## GOAL
Without including any pictures, write out the listing below exactly.

## DATA
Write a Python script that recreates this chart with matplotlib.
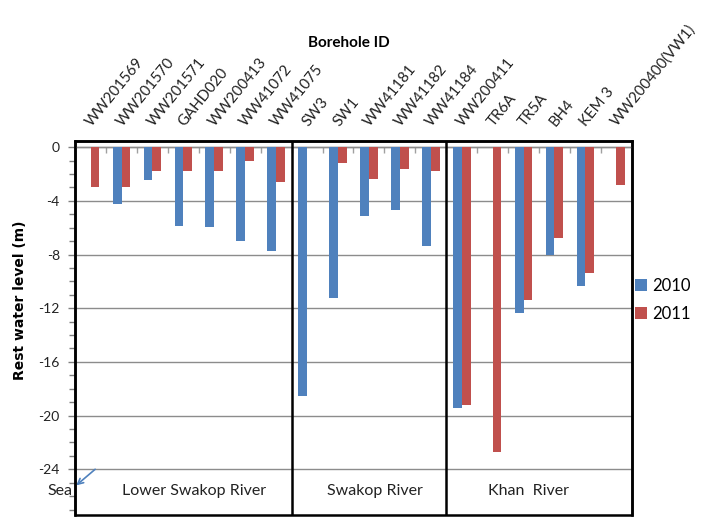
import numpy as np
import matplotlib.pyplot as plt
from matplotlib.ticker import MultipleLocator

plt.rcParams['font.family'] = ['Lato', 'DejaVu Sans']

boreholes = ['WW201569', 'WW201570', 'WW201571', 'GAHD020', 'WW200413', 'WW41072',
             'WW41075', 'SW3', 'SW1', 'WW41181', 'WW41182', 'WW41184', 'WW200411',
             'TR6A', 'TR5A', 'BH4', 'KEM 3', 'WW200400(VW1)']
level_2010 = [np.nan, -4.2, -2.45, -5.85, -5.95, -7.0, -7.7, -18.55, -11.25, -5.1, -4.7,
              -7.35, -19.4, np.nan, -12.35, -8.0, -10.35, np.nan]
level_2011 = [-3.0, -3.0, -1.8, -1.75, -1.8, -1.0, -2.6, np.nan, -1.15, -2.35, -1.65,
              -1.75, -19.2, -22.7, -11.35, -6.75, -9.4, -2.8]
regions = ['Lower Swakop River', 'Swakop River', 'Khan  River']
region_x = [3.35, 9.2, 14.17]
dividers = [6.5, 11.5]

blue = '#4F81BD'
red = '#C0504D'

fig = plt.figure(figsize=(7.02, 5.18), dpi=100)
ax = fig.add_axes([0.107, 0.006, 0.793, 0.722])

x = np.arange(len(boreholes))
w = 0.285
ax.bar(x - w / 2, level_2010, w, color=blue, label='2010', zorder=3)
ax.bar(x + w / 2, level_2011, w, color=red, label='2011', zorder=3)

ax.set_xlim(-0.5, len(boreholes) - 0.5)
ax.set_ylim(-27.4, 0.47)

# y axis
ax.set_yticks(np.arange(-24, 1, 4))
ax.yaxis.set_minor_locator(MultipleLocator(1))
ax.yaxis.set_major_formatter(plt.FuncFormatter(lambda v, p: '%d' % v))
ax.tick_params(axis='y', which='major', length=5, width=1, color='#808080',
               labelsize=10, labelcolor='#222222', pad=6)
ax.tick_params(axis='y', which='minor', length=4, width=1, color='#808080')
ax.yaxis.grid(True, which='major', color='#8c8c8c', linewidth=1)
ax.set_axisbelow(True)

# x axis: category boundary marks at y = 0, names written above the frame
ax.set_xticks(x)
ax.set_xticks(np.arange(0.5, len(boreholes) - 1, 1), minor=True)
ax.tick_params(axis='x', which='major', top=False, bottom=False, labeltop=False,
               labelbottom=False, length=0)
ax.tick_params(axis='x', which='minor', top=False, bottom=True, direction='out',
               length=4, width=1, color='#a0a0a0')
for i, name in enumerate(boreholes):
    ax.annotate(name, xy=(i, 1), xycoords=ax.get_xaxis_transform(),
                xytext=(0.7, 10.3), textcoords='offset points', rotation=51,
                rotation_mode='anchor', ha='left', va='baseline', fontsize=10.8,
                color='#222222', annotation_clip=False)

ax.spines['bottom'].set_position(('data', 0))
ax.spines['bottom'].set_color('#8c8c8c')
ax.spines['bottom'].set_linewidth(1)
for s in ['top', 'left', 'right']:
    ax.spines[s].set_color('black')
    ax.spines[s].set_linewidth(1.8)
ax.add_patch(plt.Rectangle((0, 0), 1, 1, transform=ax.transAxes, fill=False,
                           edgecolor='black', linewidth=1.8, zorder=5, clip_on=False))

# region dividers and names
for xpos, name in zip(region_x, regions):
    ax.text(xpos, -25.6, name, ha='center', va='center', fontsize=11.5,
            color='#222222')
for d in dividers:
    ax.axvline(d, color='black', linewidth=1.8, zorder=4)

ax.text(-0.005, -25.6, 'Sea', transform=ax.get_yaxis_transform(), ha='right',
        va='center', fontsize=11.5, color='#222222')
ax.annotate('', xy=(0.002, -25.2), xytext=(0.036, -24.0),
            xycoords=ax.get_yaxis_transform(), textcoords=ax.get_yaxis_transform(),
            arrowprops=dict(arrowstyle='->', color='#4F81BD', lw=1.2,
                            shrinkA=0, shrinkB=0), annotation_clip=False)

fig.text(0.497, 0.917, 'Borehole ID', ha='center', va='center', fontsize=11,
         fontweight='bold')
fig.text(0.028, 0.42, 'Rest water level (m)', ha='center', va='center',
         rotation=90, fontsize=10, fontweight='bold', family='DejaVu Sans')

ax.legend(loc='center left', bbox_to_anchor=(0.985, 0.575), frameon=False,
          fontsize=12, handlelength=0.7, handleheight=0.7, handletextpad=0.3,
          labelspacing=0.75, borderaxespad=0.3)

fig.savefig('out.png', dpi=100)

## REPLY
Write a Python script that recreates this chart with matplotlib.
import numpy as np
import matplotlib.pyplot as plt
from matplotlib.ticker import MultipleLocator

plt.rcParams['font.family'] = ['Lato', 'DejaVu Sans']

boreholes = ['WW201569', 'WW201570', 'WW201571', 'GAHD020', 'WW200413', 'WW41072',
             'WW41075', 'SW3', 'SW1', 'WW41181', 'WW41182', 'WW41184', 'WW200411',
             'TR6A', 'TR5A', 'BH4', 'KEM 3', 'WW200400(VW1)']
level_2010 = [np.nan, -4.2, -2.45, -5.85, -5.95, -7.0, -7.7, -18.55, -11.25, -5.1, -4.7,
              -7.35, -19.4, np.nan, -12.35, -8.0, -10.35, np.nan]
level_2011 = [-3.0, -3.0, -1.8, -1.75, -1.8, -1.0, -2.6, np.nan, -1.15, -2.35, -1.65,
              -1.75, -19.2, -22.7, -11.35, -6.75, -9.4, -2.8]
regions = ['Lower Swakop River', 'Swakop River', 'Khan  River']
region_x = [3.35, 9.2, 14.17]
dividers = [6.5, 11.5]

blue = '#4F81BD'
red = '#C0504D'

fig = plt.figure(figsize=(7.02, 5.18), dpi=100)
ax = fig.add_axes([0.107, 0.006, 0.793, 0.722])

x = np.arange(len(boreholes))
w = 0.285
ax.bar(x - w / 2, level_2010, w, color=blue, label='2010', zorder=3)
ax.bar(x + w / 2, level_2011, w, color=red, label='2011', zorder=3)

ax.set_xlim(-0.5, len(boreholes) - 0.5)
ax.set_ylim(-27.4, 0.47)

# y axis
ax.set_yticks(np.arange(-24, 1, 4))
ax.yaxis.set_minor_locator(MultipleLocator(1))
ax.yaxis.set_major_formatter(plt.FuncFormatter(lambda v, p: '%d' % v))
ax.tick_params(axis='y', which='major', length=5, width=1, color='#808080',
               labelsize=10, labelcolor='#222222', pad=6)
ax.tick_params(axis='y', which='minor', length=4, width=1, color='#808080')
ax.yaxis.grid(True, which='major', color='#8c8c8c', linewidth=1)
ax.set_axisbelow(True)

# x axis: category boundary marks at y = 0, names written above the frame
ax.set_xticks(x)
ax.set_xticks(np.arange(0.5, len(boreholes) - 1, 1), minor=True)
ax.tick_params(axis='x', which='major', top=False, bottom=False, labeltop=False,
               labelbottom=False, length=0)
ax.tick_params(axis='x', which='minor', top=False, bottom=True, direction='out',
               length=4, width=1, color='#a0a0a0')
for i, name in enumerate(boreholes):
    ax.annotate(name, xy=(i, 1), xycoords=ax.get_xaxis_transform(),
                xytext=(0.7, 10.3), textcoords='offset points', rotation=51,
                rotation_mode='anchor', ha='left', va='baseline', fontsize=10.8,
                color='#222222', annotation_clip=False)

ax.spines['bottom'].set_position(('data', 0))
ax.spines['bottom'].set_color('#8c8c8c')
ax.spines['bottom'].set_linewidth(1)
for s in ['top', 'left', 'right']:
    ax.spines[s].set_color('black')
    ax.spines[s].set_linewidth(1.8)
ax.add_patch(plt.Rectangle((0, 0), 1, 1, transform=ax.transAxes, fill=False,
                           edgecolor='black', linewidth=1.8, zorder=5, clip_on=False))

# region dividers and names
for xpos, name in zip(region_x, regions):
    ax.text(xpos, -25.6, name, ha='center', va='center', fontsize=11.5,
            color='#222222')
for d in dividers:
    ax.axvline(d, color='black', linewidth=1.8, zorder=4)

ax.text(-0.005, -25.6, 'Sea', transform=ax.get_yaxis_transform(), ha='right',
        va='center', fontsize=11.5, color='#222222')
ax.annotate('', xy=(0.002, -25.2), xytext=(0.036, -24.0),
            xycoords=ax.get_yaxis_transform(), textcoords=ax.get_yaxis_transform(),
            arrowprops=dict(arrowstyle='->', color='#4F81BD', lw=1.2,
                            shrinkA=0, shrinkB=0), annotation_clip=False)

fig.text(0.497, 0.917, 'Borehole ID', ha='center', va='center', fontsize=11,
         fontweight='bold')
fig.text(0.028, 0.42, 'Rest water level (m)', ha='center', va='center',
         rotation=90, fontsize=10, fontweight='bold', family='DejaVu Sans')

ax.legend(loc='center left', bbox_to_anchor=(0.985, 0.575), frameon=False,
          fontsize=12, handlelength=0.7, handleheight=0.7, handletextpad=0.3,
          labelspacing=0.75, borderaxespad=0.3)

fig.savefig('out.png', dpi=100)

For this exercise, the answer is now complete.